- _Data excerpt_

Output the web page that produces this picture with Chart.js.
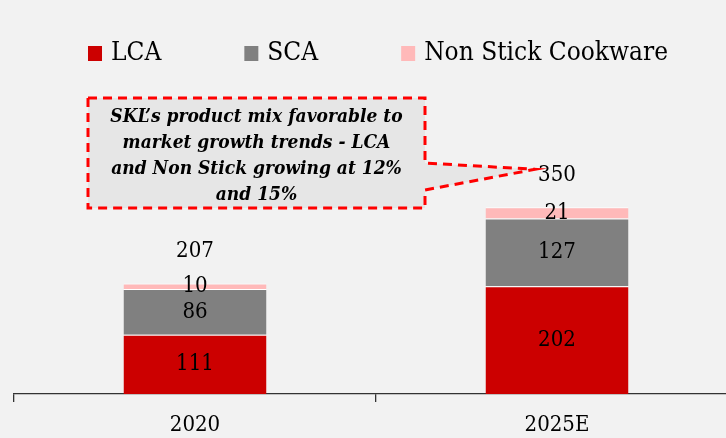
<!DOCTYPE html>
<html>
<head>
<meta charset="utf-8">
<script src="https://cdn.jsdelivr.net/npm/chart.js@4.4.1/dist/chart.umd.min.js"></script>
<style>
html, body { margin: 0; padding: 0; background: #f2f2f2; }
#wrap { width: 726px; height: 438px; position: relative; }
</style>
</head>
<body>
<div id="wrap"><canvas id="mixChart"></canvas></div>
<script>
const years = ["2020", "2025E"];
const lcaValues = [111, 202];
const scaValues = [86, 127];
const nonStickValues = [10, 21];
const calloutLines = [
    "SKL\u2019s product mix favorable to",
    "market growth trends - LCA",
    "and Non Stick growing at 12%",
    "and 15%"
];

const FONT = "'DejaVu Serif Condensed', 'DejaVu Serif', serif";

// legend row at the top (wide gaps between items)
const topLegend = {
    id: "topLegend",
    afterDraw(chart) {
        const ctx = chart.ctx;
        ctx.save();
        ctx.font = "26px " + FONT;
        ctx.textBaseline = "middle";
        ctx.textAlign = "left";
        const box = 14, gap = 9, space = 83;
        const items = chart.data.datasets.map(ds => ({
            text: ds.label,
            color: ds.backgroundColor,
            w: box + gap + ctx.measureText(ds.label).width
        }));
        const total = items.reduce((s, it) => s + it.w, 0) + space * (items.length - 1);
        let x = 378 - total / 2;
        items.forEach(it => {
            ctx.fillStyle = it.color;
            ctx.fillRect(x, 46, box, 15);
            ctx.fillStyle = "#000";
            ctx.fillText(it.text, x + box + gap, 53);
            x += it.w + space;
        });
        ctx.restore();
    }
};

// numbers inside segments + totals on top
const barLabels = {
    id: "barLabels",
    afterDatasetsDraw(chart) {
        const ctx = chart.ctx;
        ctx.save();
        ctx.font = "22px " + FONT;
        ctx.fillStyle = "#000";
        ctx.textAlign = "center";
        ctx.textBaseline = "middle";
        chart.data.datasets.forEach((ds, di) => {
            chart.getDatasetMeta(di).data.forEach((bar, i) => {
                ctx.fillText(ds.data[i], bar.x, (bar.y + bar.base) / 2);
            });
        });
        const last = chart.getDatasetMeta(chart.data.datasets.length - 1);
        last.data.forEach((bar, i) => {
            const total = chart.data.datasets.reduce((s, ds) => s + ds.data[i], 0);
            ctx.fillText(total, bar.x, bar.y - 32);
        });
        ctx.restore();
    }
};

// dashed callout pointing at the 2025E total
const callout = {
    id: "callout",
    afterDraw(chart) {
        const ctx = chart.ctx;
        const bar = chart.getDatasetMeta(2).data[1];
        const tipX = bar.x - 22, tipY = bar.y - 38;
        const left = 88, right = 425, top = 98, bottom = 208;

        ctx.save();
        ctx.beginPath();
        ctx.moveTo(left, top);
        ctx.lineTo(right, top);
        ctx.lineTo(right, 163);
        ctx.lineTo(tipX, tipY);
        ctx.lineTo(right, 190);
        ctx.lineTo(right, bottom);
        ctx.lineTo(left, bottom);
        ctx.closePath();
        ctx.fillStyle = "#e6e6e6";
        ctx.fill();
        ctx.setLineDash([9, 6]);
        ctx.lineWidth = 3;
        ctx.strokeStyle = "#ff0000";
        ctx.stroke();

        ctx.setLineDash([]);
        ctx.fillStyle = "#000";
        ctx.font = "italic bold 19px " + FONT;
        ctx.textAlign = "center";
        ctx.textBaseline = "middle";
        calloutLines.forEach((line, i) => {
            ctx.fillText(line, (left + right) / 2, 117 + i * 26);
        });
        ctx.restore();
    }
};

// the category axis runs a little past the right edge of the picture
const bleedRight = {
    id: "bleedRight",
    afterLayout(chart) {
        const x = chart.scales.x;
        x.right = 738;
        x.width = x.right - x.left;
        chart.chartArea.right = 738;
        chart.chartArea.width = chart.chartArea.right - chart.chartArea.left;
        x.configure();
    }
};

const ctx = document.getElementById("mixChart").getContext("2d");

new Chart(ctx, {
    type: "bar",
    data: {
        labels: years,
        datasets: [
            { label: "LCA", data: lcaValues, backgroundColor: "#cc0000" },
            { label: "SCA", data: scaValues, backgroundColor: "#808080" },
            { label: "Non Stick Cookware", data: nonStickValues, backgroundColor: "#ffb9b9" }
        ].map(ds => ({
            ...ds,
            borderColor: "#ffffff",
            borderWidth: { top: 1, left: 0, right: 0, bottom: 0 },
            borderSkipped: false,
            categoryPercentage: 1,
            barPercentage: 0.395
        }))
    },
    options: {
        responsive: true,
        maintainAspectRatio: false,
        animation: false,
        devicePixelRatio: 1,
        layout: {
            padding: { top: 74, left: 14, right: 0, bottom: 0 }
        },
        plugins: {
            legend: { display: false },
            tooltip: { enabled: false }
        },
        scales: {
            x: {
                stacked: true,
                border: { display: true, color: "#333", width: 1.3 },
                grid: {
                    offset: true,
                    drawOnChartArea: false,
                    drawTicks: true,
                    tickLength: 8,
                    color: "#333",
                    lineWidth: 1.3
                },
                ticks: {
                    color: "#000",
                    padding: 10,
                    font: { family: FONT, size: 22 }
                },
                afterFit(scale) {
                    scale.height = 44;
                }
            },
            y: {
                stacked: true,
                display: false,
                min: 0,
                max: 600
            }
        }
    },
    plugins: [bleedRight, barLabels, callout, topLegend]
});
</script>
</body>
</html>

- _Your task_
Could the lines from the top of the material through the line with "Serif Condensed', 'DejaVu" be repeated exactly, pictures left out?

- _Full response_
Output the web page that produces this picture with Chart.js.
<!DOCTYPE html>
<html>
<head>
<meta charset="utf-8">
<script src="https://cdn.jsdelivr.net/npm/chart.js@4.4.1/dist/chart.umd.min.js"></script>
<style>
html, body { margin: 0; padding: 0; background: #f2f2f2; }
#wrap { width: 726px; height: 438px; position: relative; }
</style>
</head>
<body>
<div id="wrap"><canvas id="mixChart"></canvas></div>
<script>
const years = ["2020", "2025E"];
const lcaValues = [111, 202];
const scaValues = [86, 127];
const nonStickValues = [10, 21];
const calloutLines = [
    "SKL\u2019s product mix favorable to",
    "market growth trends - LCA",
    "and Non Stick growing at 12%",
    "and 15%"
];

const FONT = "'DejaVu Serif Condensed', 'DejaVu Serif', serif";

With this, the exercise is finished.